§ **Problem requirements**:
Print the lines from the one that contains "Reproduce this chart with Plotly." to the one that contains "import plotly.graph_objects as go", inclusive, exactly as they appear, and please drop any pictures.
··· Records shown ···
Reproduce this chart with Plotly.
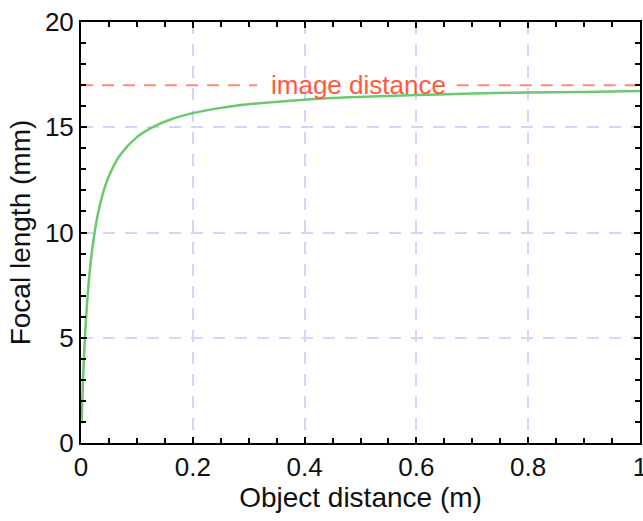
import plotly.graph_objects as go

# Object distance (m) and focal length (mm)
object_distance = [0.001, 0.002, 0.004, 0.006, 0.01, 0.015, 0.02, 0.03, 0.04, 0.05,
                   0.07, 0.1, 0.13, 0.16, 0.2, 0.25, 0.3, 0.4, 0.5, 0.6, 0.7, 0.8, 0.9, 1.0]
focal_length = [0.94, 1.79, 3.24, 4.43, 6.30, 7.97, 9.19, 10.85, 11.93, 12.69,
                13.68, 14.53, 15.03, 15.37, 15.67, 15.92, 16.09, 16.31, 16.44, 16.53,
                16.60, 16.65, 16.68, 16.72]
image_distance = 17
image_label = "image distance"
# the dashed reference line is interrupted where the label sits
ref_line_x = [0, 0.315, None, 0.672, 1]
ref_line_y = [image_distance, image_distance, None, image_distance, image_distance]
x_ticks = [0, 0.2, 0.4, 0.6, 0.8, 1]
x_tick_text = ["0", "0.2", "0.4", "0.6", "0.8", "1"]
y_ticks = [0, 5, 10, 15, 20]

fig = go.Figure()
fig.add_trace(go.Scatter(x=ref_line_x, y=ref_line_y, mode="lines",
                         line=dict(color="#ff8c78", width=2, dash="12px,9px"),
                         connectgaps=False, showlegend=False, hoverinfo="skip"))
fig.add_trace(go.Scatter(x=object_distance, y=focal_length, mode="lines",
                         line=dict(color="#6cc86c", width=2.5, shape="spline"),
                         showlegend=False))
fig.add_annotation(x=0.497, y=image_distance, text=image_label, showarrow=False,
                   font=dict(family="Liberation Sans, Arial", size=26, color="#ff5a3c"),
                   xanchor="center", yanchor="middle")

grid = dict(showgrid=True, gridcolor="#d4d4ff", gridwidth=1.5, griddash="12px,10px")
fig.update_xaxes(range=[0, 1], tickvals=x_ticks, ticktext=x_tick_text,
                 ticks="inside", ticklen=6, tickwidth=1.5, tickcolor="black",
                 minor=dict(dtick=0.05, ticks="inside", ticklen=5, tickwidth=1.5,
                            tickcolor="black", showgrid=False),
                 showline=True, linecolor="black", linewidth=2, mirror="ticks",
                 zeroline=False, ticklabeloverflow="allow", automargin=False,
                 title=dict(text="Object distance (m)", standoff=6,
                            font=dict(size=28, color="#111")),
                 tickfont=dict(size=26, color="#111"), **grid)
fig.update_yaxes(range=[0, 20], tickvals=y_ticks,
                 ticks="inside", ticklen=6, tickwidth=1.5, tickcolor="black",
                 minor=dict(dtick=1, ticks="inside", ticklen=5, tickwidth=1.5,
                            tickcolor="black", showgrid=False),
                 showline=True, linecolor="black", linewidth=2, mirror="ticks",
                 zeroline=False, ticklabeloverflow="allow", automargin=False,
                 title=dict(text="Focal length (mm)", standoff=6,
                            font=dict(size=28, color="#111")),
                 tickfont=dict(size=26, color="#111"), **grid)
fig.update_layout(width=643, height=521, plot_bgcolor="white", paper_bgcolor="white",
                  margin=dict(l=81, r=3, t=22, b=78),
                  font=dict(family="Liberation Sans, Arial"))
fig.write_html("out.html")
···
··· Records shown ···
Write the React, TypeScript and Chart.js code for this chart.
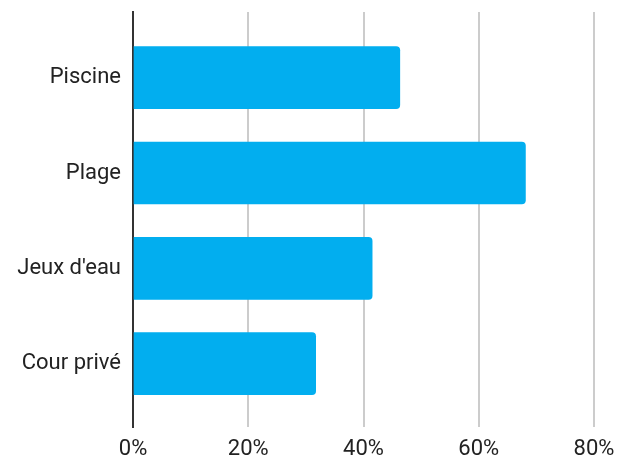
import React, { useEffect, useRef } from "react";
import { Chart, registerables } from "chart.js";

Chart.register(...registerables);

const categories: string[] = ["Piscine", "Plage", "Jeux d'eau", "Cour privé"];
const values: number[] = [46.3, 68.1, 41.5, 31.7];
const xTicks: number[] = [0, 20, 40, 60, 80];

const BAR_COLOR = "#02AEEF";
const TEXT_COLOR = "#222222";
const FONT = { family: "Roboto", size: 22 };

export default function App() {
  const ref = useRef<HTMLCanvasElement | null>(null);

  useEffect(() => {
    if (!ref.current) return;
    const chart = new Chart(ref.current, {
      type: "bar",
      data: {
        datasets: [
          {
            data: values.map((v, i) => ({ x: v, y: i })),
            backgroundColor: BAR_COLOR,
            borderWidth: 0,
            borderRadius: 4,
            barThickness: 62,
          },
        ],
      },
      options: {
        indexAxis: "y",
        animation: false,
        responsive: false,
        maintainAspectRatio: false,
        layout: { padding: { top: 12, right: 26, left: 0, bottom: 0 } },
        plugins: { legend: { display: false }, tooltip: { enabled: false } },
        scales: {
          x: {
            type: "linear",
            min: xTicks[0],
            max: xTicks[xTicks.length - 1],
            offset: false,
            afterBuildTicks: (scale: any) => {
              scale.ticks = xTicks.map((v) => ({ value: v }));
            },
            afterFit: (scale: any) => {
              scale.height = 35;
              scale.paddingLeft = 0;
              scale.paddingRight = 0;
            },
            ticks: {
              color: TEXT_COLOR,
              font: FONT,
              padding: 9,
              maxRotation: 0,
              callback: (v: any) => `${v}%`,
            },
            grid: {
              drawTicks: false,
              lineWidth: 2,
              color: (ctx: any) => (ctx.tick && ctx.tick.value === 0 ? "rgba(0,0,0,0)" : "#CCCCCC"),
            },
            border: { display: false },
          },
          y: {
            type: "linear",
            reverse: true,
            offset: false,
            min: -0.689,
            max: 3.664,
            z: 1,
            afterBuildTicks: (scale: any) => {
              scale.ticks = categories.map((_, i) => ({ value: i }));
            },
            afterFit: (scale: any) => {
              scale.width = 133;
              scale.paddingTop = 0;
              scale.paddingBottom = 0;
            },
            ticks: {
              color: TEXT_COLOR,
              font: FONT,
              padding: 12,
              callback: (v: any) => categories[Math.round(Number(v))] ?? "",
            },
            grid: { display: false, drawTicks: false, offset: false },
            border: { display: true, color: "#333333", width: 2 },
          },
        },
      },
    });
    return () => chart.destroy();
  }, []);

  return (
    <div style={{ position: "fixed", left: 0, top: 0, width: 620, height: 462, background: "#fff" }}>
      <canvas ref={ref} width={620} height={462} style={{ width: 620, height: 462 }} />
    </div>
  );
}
···
§ **Exercise output**:
Reproduce this chart with Plotly.
import plotly.graph_objects as go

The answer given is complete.